Voila! This little accounting chicanery inflates the "apparent" size of the dividend tax cut for middle- and lower-income Americans by 17-fold – and the capital gains tax cut by a factor of 30!
(Now some of you may object by pointing out that most people actually are invested in the stock market. And while that’s true, you must remember that the majority do so through a 401k or an IRA – which are tax-deferred instruments that don’t generate a Schedule D. Update [2008-5-4 10:25:8 by dmhlt 66]: And when you do begin taking distributions, if it's from a traditional IRA it will be taxed at the higher "ordinary income" rate.)
But Republicans still weren’t satisfied, so they decided to take those numbers for a second "spin" and preposterously elected to recalculate the tax cuts as a percentage of income taxes paid. Since on average people making less than $50,000 pay a relatively small federal income tax (about $440 each), using their Fuzzy Math Percentage Method it further inflated the GOP’s calculation of the size of their tax cut for lower income groups. And conversely, since rich taxpayers on average pay a sizeable amount, this made the tax cuts for the rich look relatively smaller.
THE BOTTOM LINE
So the rich get richer and the poor get poorer – all courtesy of Bush and the Republican Party. What else is new? Well, one hopes that for those with a synapse that actually works it'll be helpful if we take a look at the impact on John and Jane Q. Public:
The cost of the Bush tax cuts going to just the richest one percent in 2008 (about $79.5 billion) is more than the entire budget for the Department of Education this year ($68 billion), almost twice as much as the entire budget for the Department of Homeland Security this year ($42.3 billion) and over ten times as much as the budget for the Environmental Protection Agency ($7.5 billion).

The total cost of the Bush tax cuts when fully phased in will add up to be about $2.6 TRILLION. Putting that in perspective, the federal government only collected about $2.6 trillion in revenues for all of last year.
Based on figures from both the Office of Management and Budget (OMB) and the CBO, after inheriting several record budget SURPLUSES from the Clinton administration (give the man his due), Bush has now turned them into record-breaking DEFICITS.
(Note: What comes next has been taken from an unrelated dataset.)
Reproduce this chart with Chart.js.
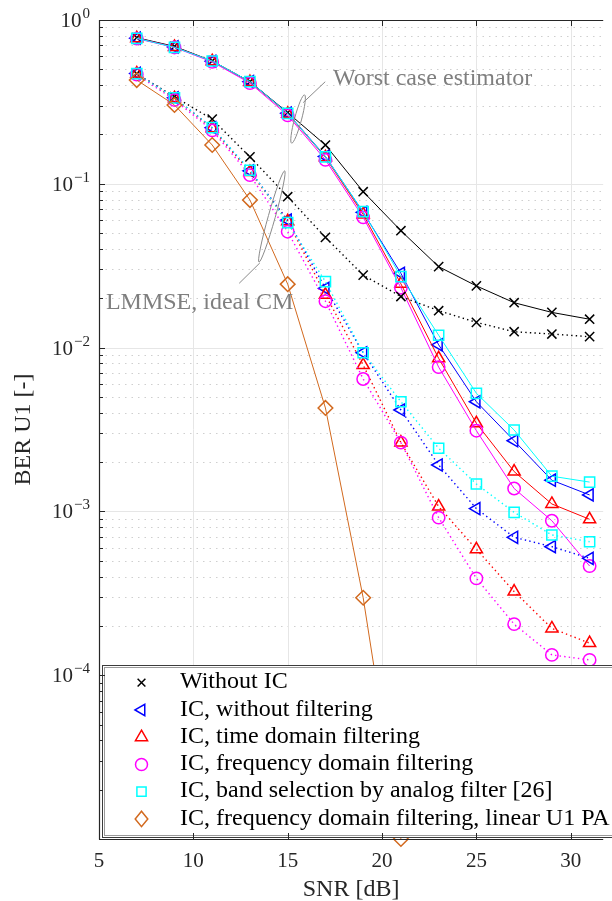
<!DOCTYPE html>
<html>
<head>
<meta charset="utf-8">
<script src="https://cdn.jsdelivr.net/npm/chart.js@4/dist/chart.umd.min.js"></script>
<style>
  html, body { margin: 0; padding: 0; background: #fff; }
  canvas { display: block; }
</style>
</head>
<body>
<canvas id="ber" width="612" height="901"></canvas>
<script>
// SNR grid [dB]
const snr = [7, 9, 11, 13, 15, 17, 19, 21, 23, 25, 27, 29, 31];
const snrLinearPA = [7, 9, 11, 13, 15, 17, 19, 21];

// Worst case estimator (solid curves)
const worstNoIC     = [0.78, 0.69, 0.562, 0.42, 0.272, 0.1725, 0.0895, 0.0517, 0.0312, 0.0238, 0.0188, 0.0164, 0.0149];
const worstIcNoFilt = [0.775, 0.685, 0.56, 0.42, 0.27, 0.147, 0.067, 0.0284, 0.0104, 0.00467, 0.0027, 0.00155, 0.00126];
const worstIcTime   = [0.775, 0.685, 0.56, 0.418, 0.268, 0.145, 0.065, 0.0245, 0.0086, 0.00345, 0.00175, 0.00111, 0.000895];
const worstIcFreq   = [0.77, 0.68, 0.555, 0.412, 0.262, 0.14, 0.0624, 0.0232, 0.0076, 0.00311, 0.00138, 0.000877, 0.000464];
const worstIcBand   = [0.773, 0.681, 0.562, 0.42, 0.269, 0.146, 0.0676, 0.0271, 0.0119, 0.00526, 0.00314, 0.00164, 0.00151];

// LMMSE estimator with ideal covariance matrix (dotted curves)
const lmmseNoIC     = [0.47, 0.34, 0.248, 0.146, 0.0834, 0.0471, 0.0277, 0.0205, 0.0168, 0.01426, 0.0125, 0.0121, 0.01166];
const lmmseIcNoFilt = [0.472, 0.335, 0.22, 0.12, 0.06, 0.023, 0.0093, 0.00416, 0.00192, 0.00104, 0.000695, 0.000609, 0.000517];
const lmmseIcTime   = [0.472, 0.333, 0.218, 0.118, 0.059, 0.021, 0.00783, 0.00263, 0.00107, 0.000587, 0.000324, 0.000193, 0.000157];
const lmmseIcFreq   = [0.465, 0.325, 0.212, 0.113, 0.051, 0.0192, 0.00643, 0.00263, 0.000916, 0.00039, 0.000205, 0.000133, 0.000124];
const lmmseIcBand   = [0.47, 0.335, 0.22, 0.121, 0.0579, 0.0253, 0.0093, 0.00467, 0.00243, 0.00147, 0.000987, 0.000718, 0.000653];

// Frequency domain filtering with a linear U1 PA
const linearPaIcFreq = [0.43, 0.303, 0.1725, 0.0796, 0.0244, 0.00428, 0.000297, 1.0e-5];

const legendLabels = [
  'Without IC',
  'IC, without filtering',
  'IC, time domain filtering',
  'IC, frequency domain filtering',
  'IC, band selection by analog filter [26]',
  'IC, frequency domain filtering, linear U1 PA'
];
const xTickValues = [5, 10, 15, 20, 25, 30];
const yTickExponents = [0, -1, -2, -3, -4];
const xTitle = 'SNR [dB]';
const yTitle = 'BER U1 [-]';

// Annotation anchors in data units (SNR, BER)
const worstNote = { text: 'Worst case estimator', at: [17.40, 0.401], from: [16.99, 0.42], to: [15.82, 0.313], ring: [15.55, 0.2486], ringLen: 25, ringRot: 105 };
const lmmseNote = { text: 'LMMSE, ideal CM', at: [5.365, 0.01714], from: [12.43, 0.02469], to: [13.52, 0.03284], ring: [14.16, 0.0632], ringLen: 47.4, ringRot: 105.7 };

const SERIF = '"Liberation Serif", "Times New Roman", serif';
const AXIS = '#262626';
const NOTE = '#7f7f7f';

const looks = {
  noIC:   { color: '#000000', marker: 'crossRot', radius: 6.5, rotation: 0,   legend: 'x' },
  noFilt: { color: '#0000ff', marker: 'triangle', radius: 7,   rotation: -90, legend: 'triL' },
  time:   { color: '#ff0000', marker: 'triangle', radius: 7,   rotation: 0,   legend: 'tri' },
  freq:   { color: '#ff00ff', marker: 'circle',   radius: 6.2, rotation: 0,   legend: 'circle' },
  band:   { color: '#00ffff', marker: 'rect',     radius: 7.2, rotation: 0,   legend: 'square' },
  linPA:  { color: '#d2691e', marker: 'rectRot',  radius: 7.3, rotation: 0,   legend: 'diamond' }
};

function series(label, xs, ys, look, dotted) {
  return {
    label,
    data: xs.map((x, i) => ({ x, y: ys[i] })),
    borderColor: look.color,
    backgroundColor: 'rgba(0,0,0,0)',
    borderWidth: dotted ? 1.4 : 1,
    borderDash: dotted ? [1.4, 3.2] : [],
    pointStyle: look.marker,
    pointRadius: look.radius,
    pointRotation: look.rotation,
    pointBorderColor: look.color,
    pointBackgroundColor: 'rgba(0,0,0,0)',
    pointBorderWidth: 1.5,
    tension: 0,
    clip: false
  };
}

const datasets = [
  series('Without IC (worst case)', snr, worstNoIC, looks.noIC, false),
  series('IC, without filtering (worst case)', snr, worstIcNoFilt, looks.noFilt, false),
  series('IC, time domain filtering (worst case)', snr, worstIcTime, looks.time, false),
  series('IC, frequency domain filtering (worst case)', snr, worstIcFreq, looks.freq, false),
  series('IC, band selection (worst case)', snr, worstIcBand, looks.band, false),
  series('Without IC (LMMSE)', snr, lmmseNoIC, looks.noIC, true),
  series('IC, without filtering (LMMSE)', snr, lmmseIcNoFilt, looks.noFilt, true),
  series('IC, time domain filtering (LMMSE)', snr, lmmseIcTime, looks.time, true),
  series('IC, frequency domain filtering (LMMSE)', snr, lmmseIcFreq, looks.freq, true),
  series('IC, band selection (LMMSE)', snr, lmmseIcBand, looks.band, true),
  series('IC, frequency domain filtering, linear U1 PA', snrLinearPA, linearPaIcFreq, looks.linPA, false)
];
// later series are painted on top
datasets.forEach((d, i) => { d.order = -i; });

function line(ctx, x1, y1, x2, y2) {
  ctx.beginPath(); ctx.moveTo(x1, y1); ctx.lineTo(x2, y2); ctx.stroke();
}

function marker(ctx, kind, x, y, r) {
  ctx.beginPath();
  if (kind === 'x') {
    const d = r * 0.707;
    ctx.moveTo(x - d, y - d); ctx.lineTo(x + d, y + d);
    ctx.moveTo(x + d, y - d); ctx.lineTo(x - d, y + d);
  } else if (kind === 'tri' || kind === 'triL') {
    let a = kind === 'tri' ? 0 : -Math.PI / 2;
    for (let k = 0; k < 3; k++) {
      const px = x + Math.sin(a) * r, py = y - Math.cos(a) * r;
      if (k === 0) ctx.moveTo(px, py); else ctx.lineTo(px, py);
      a += 2 * Math.PI / 3;
    }
    ctx.closePath();
  } else if (kind === 'circle') {
    ctx.arc(x, y, r, 0, Math.PI * 2);
  } else if (kind === 'square') {
    ctx.rect(x - r, y - r, 2 * r, 2 * r);
  } else if (kind === 'diamond') {
    ctx.moveTo(x, y - r * 1.1); ctx.lineTo(x + r * 0.9, y);
    ctx.lineTo(x, y + r * 1.1); ctx.lineTo(x - r * 0.9, y);
    ctx.closePath();
  }
  ctx.stroke();
}

const frame = {
  id: 'frame',
  beforeDatasetsDraw(chart) {
    const { ctx, chartArea: a, scales: { x, y } } = chart;
    ctx.save();
    ctx.lineWidth = 1;
    // minor decade grid (dotted)
    ctx.strokeStyle = '#cfcfcf';
    ctx.setLineDash([1.5, 5]);
    for (let e = -5; e < 0; e++) {
      for (let k = 2; k <= 9; k++) {
        const py = Math.round(y.getPixelForValue(k * Math.pow(10, e))) + 0.5;
        line(ctx, a.left, py, a.right, py);
      }
    }
    // major grid
    ctx.setLineDash([]);
    ctx.strokeStyle = '#e6e6e6';
    xTickValues.forEach(v => {
      const px = Math.round(x.getPixelForValue(v)) + 0.5;
      if (px > a.left + 1) line(ctx, px, a.top, px, a.bottom);
    });
    yTickExponents.forEach(e => {
      const py = Math.round(y.getPixelForValue(Math.pow(10, e))) + 0.5;
      if (py > a.top + 1) line(ctx, a.left, py, a.right, py);
    });
    ctx.restore();
  },
  afterDatasetsDraw(chart) {
    const { ctx, chartArea: a, scales: { x, y } } = chart;
    ctx.save();

    // annotations
    [worstNote, lmmseNote].forEach(n => {
      ctx.strokeStyle = '#8a8a8a';
      ctx.lineWidth = 1;
      line(ctx, x.getPixelForValue(n.from[0]), y.getPixelForValue(n.from[1]),
                x.getPixelForValue(n.to[0]), y.getPixelForValue(n.to[1]));
      ctx.beginPath();
      ctx.ellipse(x.getPixelForValue(n.ring[0]), y.getPixelForValue(n.ring[1]),
                  n.ringLen, 3.5, n.ringRot * Math.PI / 180, 0, Math.PI * 2);
      ctx.stroke();
      ctx.fillStyle = NOTE;
      ctx.font = '24px ' + SERIF;
      ctx.textAlign = 'left';
      ctx.textBaseline = 'alphabetic';
      ctx.fillText(n.text, x.getPixelForValue(n.at[0]), y.getPixelForValue(n.at[1]));
    });

    // legend box
    const lx = a.left + 3, ly = 665, lw = 612 - lx + 5, lh = 837 - ly;
    ctx.fillStyle = '#ffffff';
    ctx.fillRect(lx, ly, lw, lh);
    ctx.lineWidth = 1;
    ctx.strokeStyle = '#3c3c3c';
    ctx.strokeRect(lx + 0.5, ly + 0.5, lw, lh);
    ctx.strokeStyle = '#9a9a9a';
    ctx.strokeRect(lx + 2.5, ly + 2.5, lw, lh - 4);
    const legendLooks = [looks.noIC, looks.noFilt, looks.time, looks.freq, looks.band, looks.linPA];
    const legendSize = { x: 5.5, triL: 6.5, tri: 7, circle: 6, square: 4.6, diamond: 7 };
    ctx.font = '24px ' + SERIF;
    ctx.textAlign = 'left';
    ctx.textBaseline = 'alphabetic';
    legendLabels.forEach((t, i) => {
      const ry = 682.7 + i * 27.25;
      const lk = legendLooks[i];
      ctx.strokeStyle = lk.color;
      ctx.lineWidth = 1.5;
      marker(ctx, lk.legend, 141.5, ry, legendSize[lk.legend]);
      ctx.fillStyle = '#000000';
      ctx.fillText(t, 180, ry + 5.6);
    });

    // axes box
    ctx.strokeStyle = AXIS;
    ctx.lineWidth = 1.2;
    line(ctx, a.left + 0.5, a.top, a.left + 0.5, a.bottom + 0.5);
    line(ctx, a.left, a.top + 0.5, a.right, a.top + 0.5);
    line(ctx, a.left, a.bottom + 0.5, a.right, a.bottom + 0.5);
    ctx.lineWidth = 1;
    // y ticks (inward)
    for (let e = -5; e <= 0; e++) {
      const py0 = Math.round(y.getPixelForValue(Math.pow(10, e))) + 0.5;
      line(ctx, a.left, py0, a.left + 6, py0);
      if (e === 0) break;
      for (let k = 2; k <= 9; k++) {
        const py = Math.round(y.getPixelForValue(k * Math.pow(10, e))) + 0.5;
        line(ctx, a.left, py, a.left + 4, py);
      }
    }
    // x ticks (inward, bottom and top)
    xTickValues.forEach(v => {
      const px = Math.round(x.getPixelForValue(v)) + 0.5;
      line(ctx, px, a.bottom, px, a.bottom - 6);
      line(ctx, px, a.top, px, a.top + 6);
    });

    // tick labels
    ctx.fillStyle = AXIS;
    ctx.font = '21px ' + SERIF;
    ctx.textAlign = 'center';
    ctx.textBaseline = 'alphabetic';
    xTickValues.forEach(v => {
      ctx.fillText(String(v), x.getPixelForValue(v), a.bottom + 28);
    });
    yTickExponents.forEach(e => {
      const py = y.getPixelForValue(Math.pow(10, e));
      const sup = e < 0 ? '\u2212' + Math.abs(e) : String(e);
      ctx.font = '21px ' + SERIF;
      const wb = ctx.measureText('10').width;
      ctx.font = '15px ' + SERIF;
      const ws = ctx.measureText(sup).width;
      const right = a.left - 9;
      ctx.textAlign = 'left';
      ctx.font = '21px ' + SERIF;
      ctx.fillText('10', right - ws - wb - 1, py + 7);
      ctx.font = '15px ' + SERIF;
      ctx.fillText(sup, right - ws, py - 2);
    });

    // axis titles
    ctx.font = '24px ' + SERIF;
    ctx.textAlign = 'center';
    ctx.fillText(xTitle, (a.left + a.right) / 2, 896);
    ctx.save();
    ctx.translate(30, (a.top + a.bottom) / 2);
    ctx.rotate(-Math.PI / 2);
    ctx.fillText(yTitle, 0, 0);
    ctx.restore();

    ctx.restore();
  }
};

new Chart(document.getElementById('ber'), {
  type: 'line',
  data: { datasets },
  options: {
    responsive: false,
    animation: false,
    devicePixelRatio: 1,
    events: [],
    layout: { padding: { left: 99, right: 0, top: 20, bottom: 62 } },
    plugins: { legend: { display: false }, tooltip: { enabled: false } },
    scales: {
      x: { type: 'linear', min: 5, max: 31.72, display: false },
      y: { type: 'logarithmic', min: 1e-5, max: 1, display: false }
    }
  },
  plugins: [frame]
});
</script>
</body>
</html>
In fact, the White House has admitted as much as evidenced by the last budget proposals it submitted that slash public services:
Federal funding for veterans’ benefits will be about a tenth lower
Federal funding for education and social services will be a fifth lower
Federal funding for environmental programs will be about a fourth lower,
Federal funding for transportation will be about a third lower
Federal funding for community development will be about two-thirds lower
As former Federal Reserve Chairman Alan Greenspan warned, "If you’re going to lower taxes, you shouldn’t be borrowing essentially the tax cut. And doing that over the long run is not a stable fiscal situation."
When we are currently in a war with no end in sight, when families literally have to decide between spending their hard-earned money on food or medicines, when the shadow of a recession – or worse – looms over us, Bush and his Republican cronies have elected to make extending their tax cuts permanently a top priority. I’m sure the richest one percent of Americans will be grateful.
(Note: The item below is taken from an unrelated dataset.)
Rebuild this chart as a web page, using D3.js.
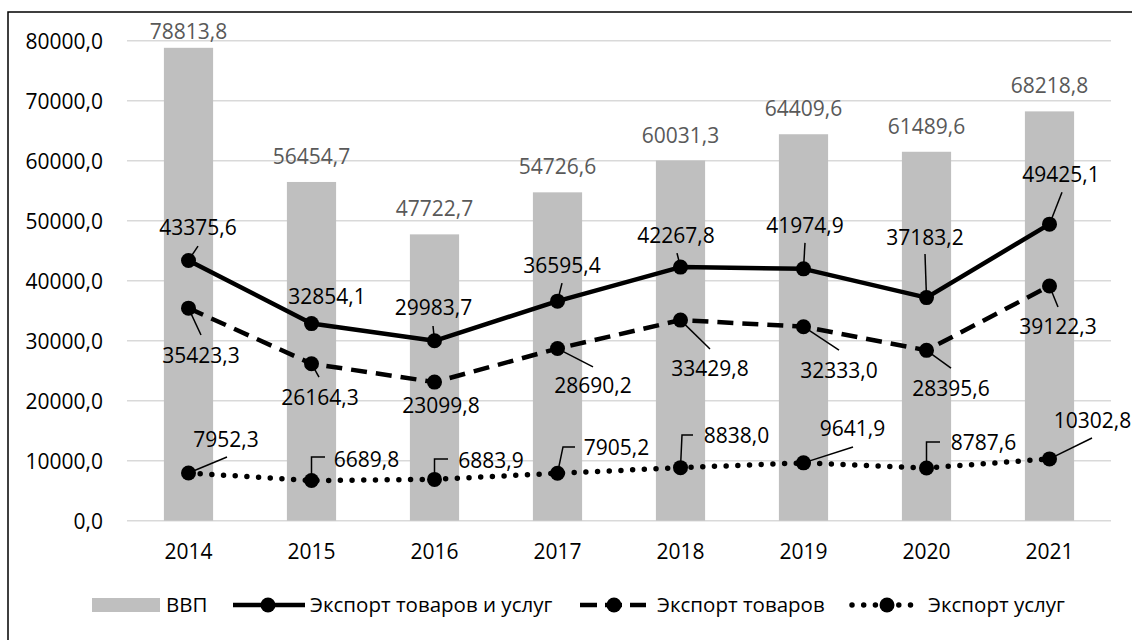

But if any of you, your family or friends happen to use the public roads, have children in public schools, rely on Medicare or Medicaid, care about the environment or will be in need of Veterans benefits ... well, you’re going to see a change in the quality of your life because of the reductions in public services courtesy of the Bush/Republican tax cuts.
But, hey – at least the richest one percent will be doing fine, thank you very much.